Homewrecker, 2019.
Directed by Zach Gayne.
Starring Precious Chong, Alex Essoe, Tony Matthews, and Kris Siddiqi.
SYNOPSIS:
Two women befriend each other, but one becomes obsessed with the other.
Rising horror actress Alex Essoe (Starry Eyes, Doctor Sleep) teams with debuting feature filmmaker Zach Gayne to pen this deliciously tight horror-comedy, which makes smart use of its clear limitations to deliver a striking, morbidly funny satire of contemporary relationships and gender roles.
Michelle (Alex Essoe) is an interior designer who has a seemingly chance encounter at a coffee shop with Linda (Precious Chong), an affable-yet-overzealous middle-aged woman who quickly invites Michelle back to her home with the promise of a remodelling job.
An unenthusiastic Michelle humours Linda for a polite amount of time, though soon comes to realise her eager-to-please host harbours a dangerously obsessive streak, one which may very well be her own end.
To Gayne and Essoe’s enormous credit, they waste absolutely no time at all inundating the viewer with bloated preambles here; at just 76 minutes in length, Homewrecker is a respectably to-the-point effort which nevertheless divides itself into three neat, well-defined acts.
Right from the get-go, the intentionally forced, stilted interplay between Michelle and Linda feels believably awkward, Michelle’s thinly-veiled desire to be literally anywhere else poised against Linda’s darker truth percolating just barely below the surface. As a dynamic its relatability draws the viewer in, because who among us hasn’t had an unwanted social interloper aggressively cling to them at one point or another?
And while the film eventually springs off into a more action-heavy mode in its second half, the character psychology of both Michelle – an excessively polite Canadian terrified of offending – and Linda – a lonely woman stuck in a state of arrested development – remain impressively plausible throughout. Pitting a character whose politeness is wholly self-sabotaging against another who keenly exploits that very quality makes for queasily compelling viewing.
And boy, do things escalate quickly once we hit the second reel, as these two women get into a series of catfights both physical and psychological throughout Linda’s home. After a purely talky first act, this could very well have been the film’s goofy undoing, but thanks largely to the committed performances of Essoe and Chong, it’s dangerously close to being a revelation.
Just as the script and direction find a subtly heightened middle-ground between slice-of-life drama and slushy cartoon, the performances cannily follow suit. While Essoe plays Michelle straight for the most part, Chong’s Linda turns things up to not-quite-11 but perhaps 10.5; knowingly manic, yet hardly licking her chops and chowing down on the scenery.
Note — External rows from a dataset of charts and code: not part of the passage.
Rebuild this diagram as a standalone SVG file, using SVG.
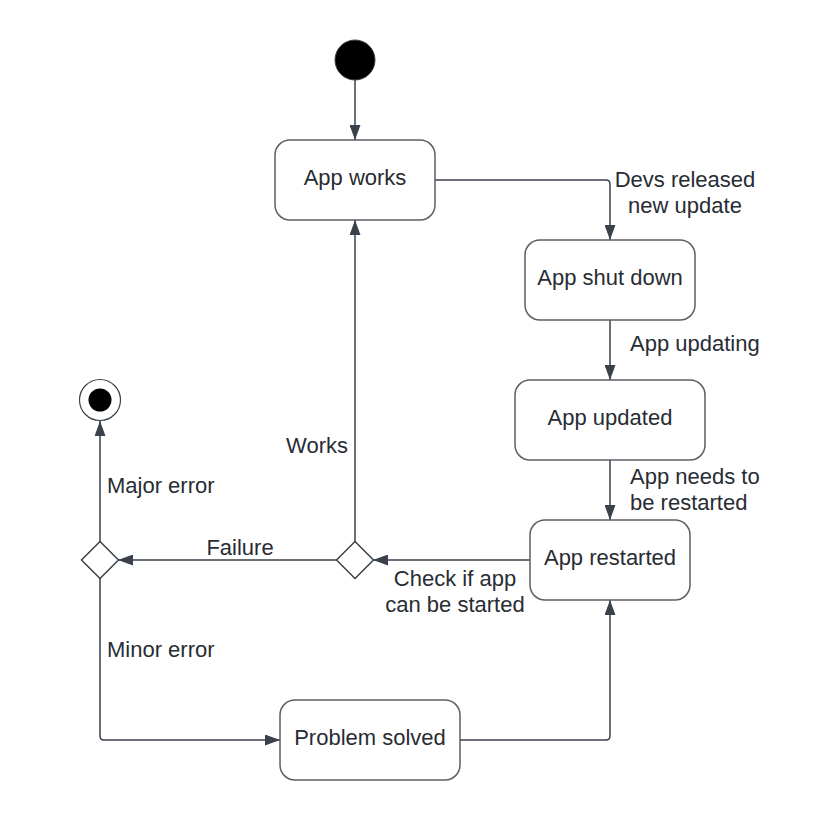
<svg xmlns="http://www.w3.org/2000/svg" width="835" height="820" viewBox="0 0 835 820">
<defs>
<marker id="arr" viewBox="0 0 15 11" refX="15" refY="5.5" markerWidth="15" markerHeight="11" markerUnits="userSpaceOnUse" orient="auto">
<path d="M0,0 L15,5.5 L0,11 Z" fill="#3a414a"/>
</marker>
<style>
.box{fill:#ffffff;stroke:#5c5f66;stroke-width:1.5}
.dia{fill:#ffffff;stroke:#3a414a;stroke-width:1.5}
.ln{fill:none;stroke:#3a414a;stroke-width:1.5;marker-end:url(#arr)}
.ln2{fill:none;stroke:#5c5f66;stroke-width:1.5}
text{font-family:"Liberation Sans",Arial,sans-serif;font-size:22px;fill:#282c33}
.c{text-anchor:middle}
.r{text-anchor:end}
</style>
</defs>
<rect width="835" height="820" fill="#ffffff"/>
<g id="connectors">
<path class="ln" d="M355,80 L355,140"/>
<path class="ln" d="M435,180 L606,180 Q610,180 610,184 L610,240"/>
<path class="ln" d="M610,320 L610,380"/>
<path class="ln" d="M610,460 L610,520"/>
<path class="ln" d="M530,560 L373,560"/>
<path class="ln" d="M355,542 L355,220"/>
<path class="ln" d="M337,560 L118,560"/>
<path class="ln" d="M100,542 L100,421"/>
<path class="ln" d="M100,578 L100,736 Q100,740 104,740 L280,740"/>
<path class="ln" d="M460,740 L606,740 Q610,740 610,736 L610,600"/>
</g>
<g id="start"><circle cx="355" cy="60" r="20" fill="#000000" stroke="#3a414a" stroke-width="1"/></g>
<g id="app-works"><rect class="box" x="275" y="140" width="160" height="80" rx="15"/><text class="c" x="355" y="185">App works</text></g>
<g id="app-shut-down"><rect class="box" x="525" y="240" width="170" height="80" rx="15"/><text class="c" x="610" y="285">App shut down</text></g>
<g id="app-updated"><rect class="box" x="515" y="380" width="190" height="80" rx="15"/><text class="c" x="610" y="425">App updated</text></g>
<g id="app-restarted"><rect class="box" x="530" y="520" width="160" height="80" rx="15"/><text class="c" x="610" y="565">App restarted</text></g>
<g id="problem-solved"><rect class="box" x="280" y="700" width="180" height="80" rx="15"/><text class="c" x="370" y="745">Problem solved</text></g>
<g id="decision-check"><path class="dia" d="M355,541.5 L373.5,560 L355,578.5 L336.5,560 Z"/></g>
<g id="decision-error"><path class="dia" d="M100,541.5 L118.5,560 L100,578.5 L81.5,560 Z"/></g>
<g id="end"><circle cx="100" cy="400" r="20.5" fill="#ffffff" stroke="#3a414a" stroke-width="1.2"/><circle cx="100" cy="400" r="11.5" fill="#000000"/></g>
<g id="labels">
<text class="c" x="685" y="187">Devs released</text>
<text class="c" x="685" y="213">new update</text>
<text x="630" y="351">App updating</text>
<text x="630" y="484">App needs to</text>
<text x="630" y="510">be restarted</text>
<text class="c" x="455" y="586">Check if app</text>
<text class="c" x="455" y="612">can be started</text>
<text class="r" x="348" y="453">Works</text>
<text x="107" y="493">Major error</text>
<text class="c" x="240" y="555">Failure</text>
<text x="107" y="657">Minor error</text>
</g>
</svg>
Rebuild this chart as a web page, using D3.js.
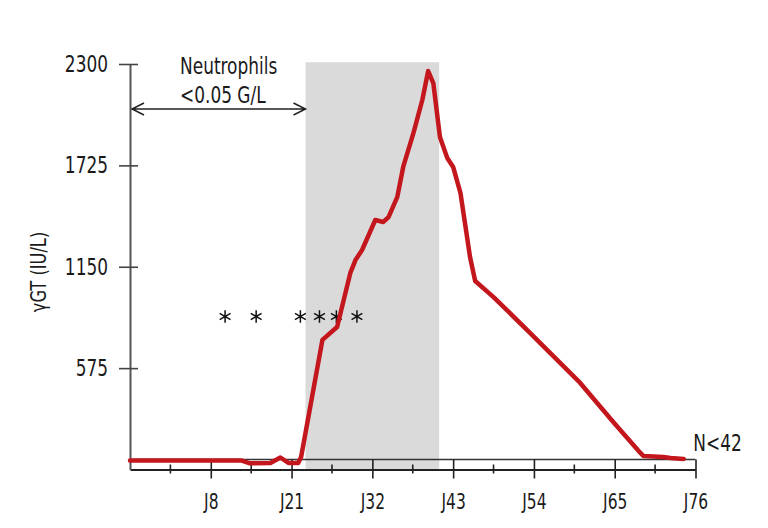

The real triumph of Chong’s work is that even when she brings Linda’s inner-bunny-boiler to the fore, there’s still this distinct sadness visible beneath. There’s a desperation to Linda’s increasingly erratic behaviour, such that even her most depraved acts feel more symptomatic of a poisonous culture – one in which people are thoroughly disposable and mental health is so poorly recognised – than merely the work of a “crazy bitch.”
Appropriately, the central throwdown between the two is more effective when it focuses on emotional brutality rather than physical, because the inevitable punch-ups do lay the film’s low budget somewhat bare. With what appears to be a near-total absence of stunt-persons, the actors seem to be DIY-ing it, resulting in Gayne awkwardly cutting around many moments of impact. This, combined with the sluggishness of the fighting, makes it often seem a little too much like an artificial play-fight.
Yet the non-balletic clumsiness also sometimes helps ground the film, accentuated by Gayne’s genuinely straight-forward compositions and formal restraint, bar a few functional split-screen divides when Michelle and Linda are in different rooms. The tight visuals are further bolstered by a fantastically discordant, dreampop-style guitar score from Doug Martsch, which is easily one of the more unique I’ve heard all year.
With a concept this streamlined and simple, it’d be easy for things to fall apart when the filmmaker finally has to settle on an ending, and while some of the third act surprises may not quite sit right with everyone, those waiting on the edge of their seat for gnarliness will be duly rewarded, ahead of an hilarious final punchline.
Though some of the action feels a little too slow and stilted for its own good, Homewrecker’s low-fi, homespun conception mostly works in its favour, complimenting its primarily confined setting and lithe runtime.
A promising debut for director Zach Gayne, Homewrecker is a lean, efficient horror-satire topped by an entrancingly unhinged performance from Precious Chong.